### Given material
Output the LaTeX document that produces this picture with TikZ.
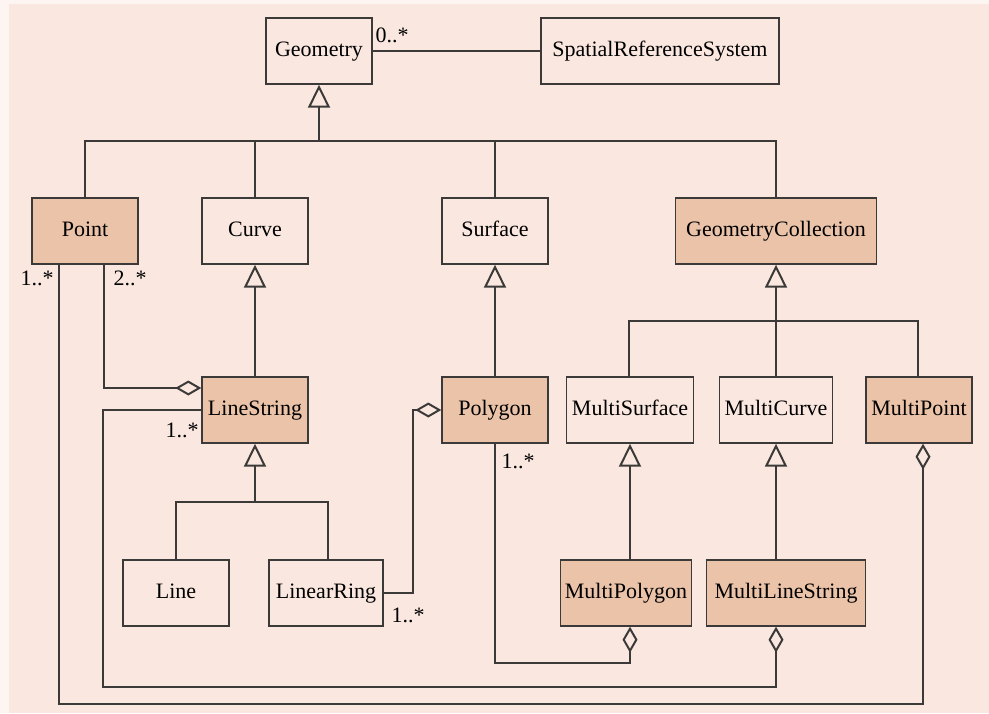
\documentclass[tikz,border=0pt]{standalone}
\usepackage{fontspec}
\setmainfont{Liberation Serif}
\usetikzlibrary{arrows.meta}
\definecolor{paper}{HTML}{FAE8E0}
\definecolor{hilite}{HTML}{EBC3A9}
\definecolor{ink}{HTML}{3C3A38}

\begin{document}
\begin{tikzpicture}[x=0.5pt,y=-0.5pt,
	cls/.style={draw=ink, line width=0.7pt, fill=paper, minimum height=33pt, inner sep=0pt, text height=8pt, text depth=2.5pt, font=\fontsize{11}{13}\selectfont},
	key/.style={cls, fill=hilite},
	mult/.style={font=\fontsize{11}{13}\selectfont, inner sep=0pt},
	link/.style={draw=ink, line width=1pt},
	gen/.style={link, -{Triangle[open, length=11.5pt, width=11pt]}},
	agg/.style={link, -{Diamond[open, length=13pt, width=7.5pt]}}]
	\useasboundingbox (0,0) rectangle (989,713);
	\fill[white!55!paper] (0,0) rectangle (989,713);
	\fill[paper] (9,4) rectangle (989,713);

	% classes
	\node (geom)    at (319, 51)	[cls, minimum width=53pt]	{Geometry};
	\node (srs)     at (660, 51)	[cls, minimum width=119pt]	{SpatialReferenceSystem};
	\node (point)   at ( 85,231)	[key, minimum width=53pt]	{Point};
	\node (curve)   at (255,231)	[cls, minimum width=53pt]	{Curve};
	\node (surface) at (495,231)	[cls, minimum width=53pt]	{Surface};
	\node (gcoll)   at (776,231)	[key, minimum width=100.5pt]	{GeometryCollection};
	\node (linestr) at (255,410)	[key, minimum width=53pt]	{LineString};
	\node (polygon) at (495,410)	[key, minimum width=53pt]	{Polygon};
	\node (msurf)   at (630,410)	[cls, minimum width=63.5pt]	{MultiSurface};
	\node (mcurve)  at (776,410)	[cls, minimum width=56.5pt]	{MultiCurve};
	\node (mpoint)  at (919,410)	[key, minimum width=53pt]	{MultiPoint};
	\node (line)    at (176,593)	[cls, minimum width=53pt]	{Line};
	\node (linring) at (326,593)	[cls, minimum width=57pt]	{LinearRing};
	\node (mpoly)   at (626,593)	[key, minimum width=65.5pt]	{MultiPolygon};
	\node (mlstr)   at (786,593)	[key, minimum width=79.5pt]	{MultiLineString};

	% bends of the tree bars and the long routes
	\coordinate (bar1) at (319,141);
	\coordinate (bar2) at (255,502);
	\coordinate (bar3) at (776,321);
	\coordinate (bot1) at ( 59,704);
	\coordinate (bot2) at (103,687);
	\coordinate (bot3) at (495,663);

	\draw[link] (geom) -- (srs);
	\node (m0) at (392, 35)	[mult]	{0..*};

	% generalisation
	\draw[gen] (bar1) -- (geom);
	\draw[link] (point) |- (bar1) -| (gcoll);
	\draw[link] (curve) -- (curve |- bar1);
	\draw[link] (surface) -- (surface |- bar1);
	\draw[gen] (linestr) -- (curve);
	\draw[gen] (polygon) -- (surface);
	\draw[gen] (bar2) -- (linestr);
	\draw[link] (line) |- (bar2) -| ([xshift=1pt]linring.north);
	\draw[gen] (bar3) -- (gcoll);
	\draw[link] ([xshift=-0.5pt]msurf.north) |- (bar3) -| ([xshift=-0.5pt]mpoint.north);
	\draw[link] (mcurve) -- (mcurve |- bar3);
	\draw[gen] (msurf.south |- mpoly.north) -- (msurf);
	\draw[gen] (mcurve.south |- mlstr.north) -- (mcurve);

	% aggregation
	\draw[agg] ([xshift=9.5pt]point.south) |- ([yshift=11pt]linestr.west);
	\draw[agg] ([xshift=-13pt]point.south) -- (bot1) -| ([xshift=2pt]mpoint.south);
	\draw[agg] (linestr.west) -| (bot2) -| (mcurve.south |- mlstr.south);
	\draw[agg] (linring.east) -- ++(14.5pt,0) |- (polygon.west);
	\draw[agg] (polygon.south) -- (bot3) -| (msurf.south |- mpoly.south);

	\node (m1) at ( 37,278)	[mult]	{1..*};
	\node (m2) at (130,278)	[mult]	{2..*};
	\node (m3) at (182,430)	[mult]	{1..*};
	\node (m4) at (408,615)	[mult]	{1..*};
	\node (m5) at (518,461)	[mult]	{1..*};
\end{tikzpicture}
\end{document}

### Set task
Make an exact copy of the data above, pictures excluded.

### Response to the task
Output the LaTeX document that produces this picture with TikZ.
\documentclass[tikz,border=0pt]{standalone}
\usepackage{fontspec}
\setmainfont{Liberation Serif}
\usetikzlibrary{arrows.meta}
\definecolor{paper}{HTML}{FAE8E0}
\definecolor{hilite}{HTML}{EBC3A9}
\definecolor{ink}{HTML}{3C3A38}

\begin{document}
\begin{tikzpicture}[x=0.5pt,y=-0.5pt,
	cls/.style={draw=ink, line width=0.7pt, fill=paper, minimum height=33pt, inner sep=0pt, text height=8pt, text depth=2.5pt, font=\fontsize{11}{13}\selectfont},
	key/.style={cls, fill=hilite},
	mult/.style={font=\fontsize{11}{13}\selectfont, inner sep=0pt},
	link/.style={draw=ink, line width=1pt},
	gen/.style={link, -{Triangle[open, length=11.5pt, width=11pt]}},
	agg/.style={link, -{Diamond[open, length=13pt, width=7.5pt]}}]
	\useasboundingbox (0,0) rectangle (989,713);
	\fill[white!55!paper] (0,0) rectangle (989,713);
	\fill[paper] (9,4) rectangle (989,713);

	% classes
	\node (geom)    at (319, 51)	[cls, minimum width=53pt]	{Geometry};
	\node (srs)     at (660, 51)	[cls, minimum width=119pt]	{SpatialReferenceSystem};
	\node (point)   at ( 85,231)	[key, minimum width=53pt]	{Point};
	\node (curve)   at (255,231)	[cls, minimum width=53pt]	{Curve};
	\node (surface) at (495,231)	[cls, minimum width=53pt]	{Surface};
	\node (gcoll)   at (776,231)	[key, minimum width=100.5pt]	{GeometryCollection};
	\node (linestr) at (255,410)	[key, minimum width=53pt]	{LineString};
	\node (polygon) at (495,410)	[key, minimum width=53pt]	{Polygon};
	\node (msurf)   at (630,410)	[cls, minimum width=63.5pt]	{MultiSurface};
	\node (mcurve)  at (776,410)	[cls, minimum width=56.5pt]	{MultiCurve};
	\node (mpoint)  at (919,410)	[key, minimum width=53pt]	{MultiPoint};
	\node (line)    at (176,593)	[cls, minimum width=53pt]	{Line};
	\node (linring) at (326,593)	[cls, minimum width=57pt]	{LinearRing};
	\node (mpoly)   at (626,593)	[key, minimum width=65.5pt]	{MultiPolygon};
	\node (mlstr)   at (786,593)	[key, minimum width=79.5pt]	{MultiLineString};

	% bends of the tree bars and the long routes
	\coordinate (bar1) at (319,141);
	\coordinate (bar2) at (255,502);
	\coordinate (bar3) at (776,321);
	\coordinate (bot1) at ( 59,704);
	\coordinate (bot2) at (103,687);
	\coordinate (bot3) at (495,663);

	\draw[link] (geom) -- (srs);
	\node (m0) at (392, 35)	[mult]	{0..*};

	% generalisation
	\draw[gen] (bar1) -- (geom);
	\draw[link] (point) |- (bar1) -| (gcoll);
	\draw[link] (curve) -- (curve |- bar1);
	\draw[link] (surface) -- (surface |- bar1);
	\draw[gen] (linestr) -- (curve);
	\draw[gen] (polygon) -- (surface);
	\draw[gen] (bar2) -- (linestr);
	\draw[link] (line) |- (bar2) -| ([xshift=1pt]linring.north);
	\draw[gen] (bar3) -- (gcoll);
	\draw[link] ([xshift=-0.5pt]msurf.north) |- (bar3) -| ([xshift=-0.5pt]mpoint.north);
	\draw[link] (mcurve) -- (mcurve |- bar3);
	\draw[gen] (msurf.south |- mpoly.north) -- (msurf);
	\draw[gen] (mcurve.south |- mlstr.north) -- (mcurve);

	% aggregation
	\draw[agg] ([xshift=9.5pt]point.south) |- ([yshift=11pt]linestr.west);
	\draw[agg] ([xshift=-13pt]point.south) -- (bot1) -| ([xshift=2pt]mpoint.south);
	\draw[agg] (linestr.west) -| (bot2) -| (mcurve.south |- mlstr.south);
	\draw[agg] (linring.east) -- ++(14.5pt,0) |- (polygon.west);
	\draw[agg] (polygon.south) -- (bot3) -| (msurf.south |- mpoly.south);

	\node (m1) at ( 37,278)	[mult]	{1..*};
	\node (m2) at (130,278)	[mult]	{2..*};
	\node (m3) at (182,430)	[mult]	{1..*};
	\node (m4) at (408,615)	[mult]	{1..*};
	\node (m5) at (518,461)	[mult]	{1..*};
\end{tikzpicture}
\end{document}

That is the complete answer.